Dataset content:
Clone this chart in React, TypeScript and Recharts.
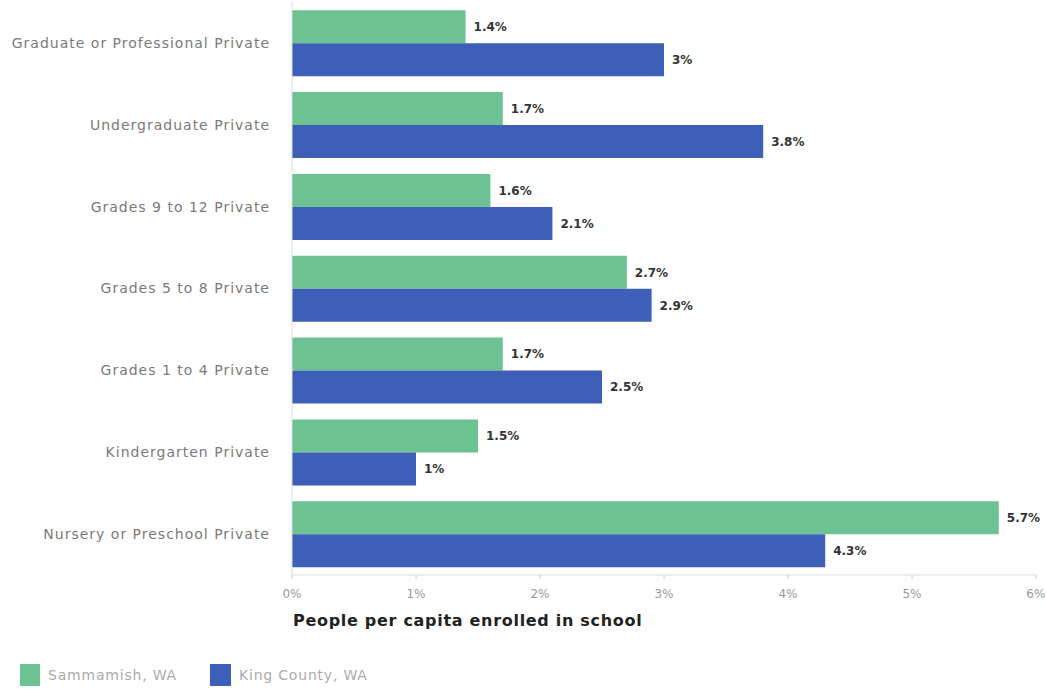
import { Bar, BarChart, LabelList, Legend, XAxis, YAxis } from "recharts";

const categories = [
  "Graduate or Professional Private",
  "Undergraduate Private",
  "Grades 9 to 12 Private",
  "Grades 5 to 8 Private",
  "Grades 1 to 4 Private",
  "Kindergarten Private",
  "Nursery or Preschool Private",
];
const sammamish = [1.4, 1.7, 1.6, 2.7, 1.7, 1.5, 5.7];
const kingCounty = [3, 3.8, 2.1, 2.9, 2.5, 1, 4.3];
const xTicks = [0, 1, 2, 3, 4, 5, 6];

const data = categories.map((name, i) => ({
  name,
  sammamish: sammamish[i],
  king: kingCounty[i],
}));

const GREEN = "#6cc293";
const BLUE = "#3e5fb7";
const FONT = "'DejaVu Sans', sans-serif";

const AxisTitle = (props: any) => {
  const vb = props.viewBox || { x: 0, y: 0 };
  return (
    <text
      x={vb.x + 1}
      y={vb.y + 51}
      fill="#222"
      fontSize={16}
      fontWeight={700}
      letterSpacing={0.7}
      fontFamily={FONT}
    >
      People per capita enrolled in school
    </text>
  );
};

const LegendContent = () => (
  <div
    style={{
      display: "flex",
      alignItems: "center",
      fontFamily: FONT,
      fontSize: 14,
      letterSpacing: 0.8,
      color: "#ababab",
      transform: "translateY(5px)",
    }}
  >
    <span style={{ width: 20, height: 22, background: GREEN, display: "inline-block", marginRight: 8 }} />
    <span style={{ marginRight: 33 }}>Sammamish, WA</span>
    <span style={{ width: 21, height: 22, background: BLUE, display: "inline-block", marginRight: 8 }} />
    <span>King County, WA</span>
  </div>
);

const labelStyle = { fill: "#333", fontSize: 12, fontWeight: 700, fontFamily: FONT };

export default function App() {
  return (
    <div style={{ position: "absolute", top: 0, left: 0, width: 1046, height: 691, background: "#fff" }}>
      <BarChart
        width={1046}
        height={691}
        data={data}
        layout="vertical"
        margin={{ top: 2, right: 10, left: 8, bottom: 0 }}
        barCategoryGap="10%"
        barGap={0}
      >
        <XAxis
          type="number"
          domain={[0, 6]}
          ticks={xTicks}
          tickFormatter={(v) => `${v}%`}
          axisLine={{ stroke: "#ddd" }}
          tickLine={{ stroke: "#ccc" }}
          tickSize={4}
          tickMargin={10}
          tick={{ fill: "#999", fontSize: 12, fontFamily: FONT }}
          height={75}
          label={<AxisTitle />}
        />
        <YAxis
          type="category"
          dataKey="name"
          width={284}
          axisLine={{ stroke: "#ddd" }}
          tickLine={false}
          tickSize={0}
          tickMargin={22}
          tick={{ fill: "#7a7a7a", fontSize: 14, fontFamily: FONT, letterSpacing: 1 }}
        />
        <Legend
          verticalAlign="bottom"
          align="left"
          content={<LegendContent />}
          wrapperStyle={{ left: 20, height: 32, paddingTop: 9 }}
        />
        <Bar dataKey="sammamish" name="Sammamish, WA" fill={GREEN} isAnimationActive={false}>
          <LabelList
            dataKey="sammamish"
            position="right"
            offset={8}
            formatter={(v: any) => `${v}%`}
            style={labelStyle}
          />
        </Bar>
        <Bar dataKey="king" name="King County, WA" fill={BLUE} isAnimationActive={false}>
          <LabelList
            dataKey="king"
            position="right"
            offset={8}
            formatter={(v: any) => `${v}%`}
            style={labelStyle}
          />
        </Bar>
      </BarChart>
    </div>
  );
}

Exercise instructions: Set the data above down again exactly as given, with no pictures.

The answer:
Clone this chart in React, TypeScript and Recharts.
import { Bar, BarChart, LabelList, Legend, XAxis, YAxis } from "recharts";

const categories = [
  "Graduate or Professional Private",
  "Undergraduate Private",
  "Grades 9 to 12 Private",
  "Grades 5 to 8 Private",
  "Grades 1 to 4 Private",
  "Kindergarten Private",
  "Nursery or Preschool Private",
];
const sammamish = [1.4, 1.7, 1.6, 2.7, 1.7, 1.5, 5.7];
const kingCounty = [3, 3.8, 2.1, 2.9, 2.5, 1, 4.3];
const xTicks = [0, 1, 2, 3, 4, 5, 6];

const data = categories.map((name, i) => ({
  name,
  sammamish: sammamish[i],
  king: kingCounty[i],
}));

const GREEN = "#6cc293";
const BLUE = "#3e5fb7";
const FONT = "'DejaVu Sans', sans-serif";

const AxisTitle = (props: any) => {
  const vb = props.viewBox || { x: 0, y: 0 };
  return (
    <text
      x={vb.x + 1}
      y={vb.y + 51}
      fill="#222"
      fontSize={16}
      fontWeight={700}
      letterSpacing={0.7}
      fontFamily={FONT}
    >
      People per capita enrolled in school
    </text>
  );
};

const LegendContent = () => (
  <div
    style={{
      display: "flex",
      alignItems: "center",
      fontFamily: FONT,
      fontSize: 14,
      letterSpacing: 0.8,
      color: "#ababab",
      transform: "translateY(5px)",
    }}
  >
    <span style={{ width: 20, height: 22, background: GREEN, display: "inline-block", marginRight: 8 }} />
    <span style={{ marginRight: 33 }}>Sammamish, WA</span>
    <span style={{ width: 21, height: 22, background: BLUE, display: "inline-block", marginRight: 8 }} />
    <span>King County, WA</span>
  </div>
);

const labelStyle = { fill: "#333", fontSize: 12, fontWeight: 700, fontFamily: FONT };

export default function App() {
  return (
    <div style={{ position: "absolute", top: 0, left: 0, width: 1046, height: 691, background: "#fff" }}>
      <BarChart
        width={1046}
        height={691}
        data={data}
        layout="vertical"
        margin={{ top: 2, right: 10, left: 8, bottom: 0 }}
        barCategoryGap="10%"
        barGap={0}
      >
        <XAxis
          type="number"
          domain={[0, 6]}
          ticks={xTicks}
          tickFormatter={(v) => `${v}%`}
          axisLine={{ stroke: "#ddd" }}
          tickLine={{ stroke: "#ccc" }}
          tickSize={4}
          tickMargin={10}
          tick={{ fill: "#999", fontSize: 12, fontFamily: FONT }}
          height={75}
          label={<AxisTitle />}
        />
        <YAxis
          type="category"
          dataKey="name"
          width={284}
          axisLine={{ stroke: "#ddd" }}
          tickLine={false}
          tickSize={0}
          tickMargin={22}
          tick={{ fill: "#7a7a7a", fontSize: 14, fontFamily: FONT, letterSpacing: 1 }}
        />
        <Legend
          verticalAlign="bottom"
          align="left"
          content={<LegendContent />}
          wrapperStyle={{ left: 20, height: 32, paddingTop: 9 }}
        />
        <Bar dataKey="sammamish" name="Sammamish, WA" fill={GREEN} isAnimationActive={false}>
          <LabelList
            dataKey="sammamish"
            position="right"
            offset={8}
            formatter={(v: any) => `${v}%`}
            style={labelStyle}
          />
        </Bar>
        <Bar dataKey="king" name="King County, WA" fill={BLUE} isAnimationActive={false}>
          <LabelList
            dataKey="king"
            position="right"
            offset={8}
            formatter={(v: any) => `${v}%`}
            style={labelStyle}
          />
        </Bar>
      </BarChart>
    </div>
  );
}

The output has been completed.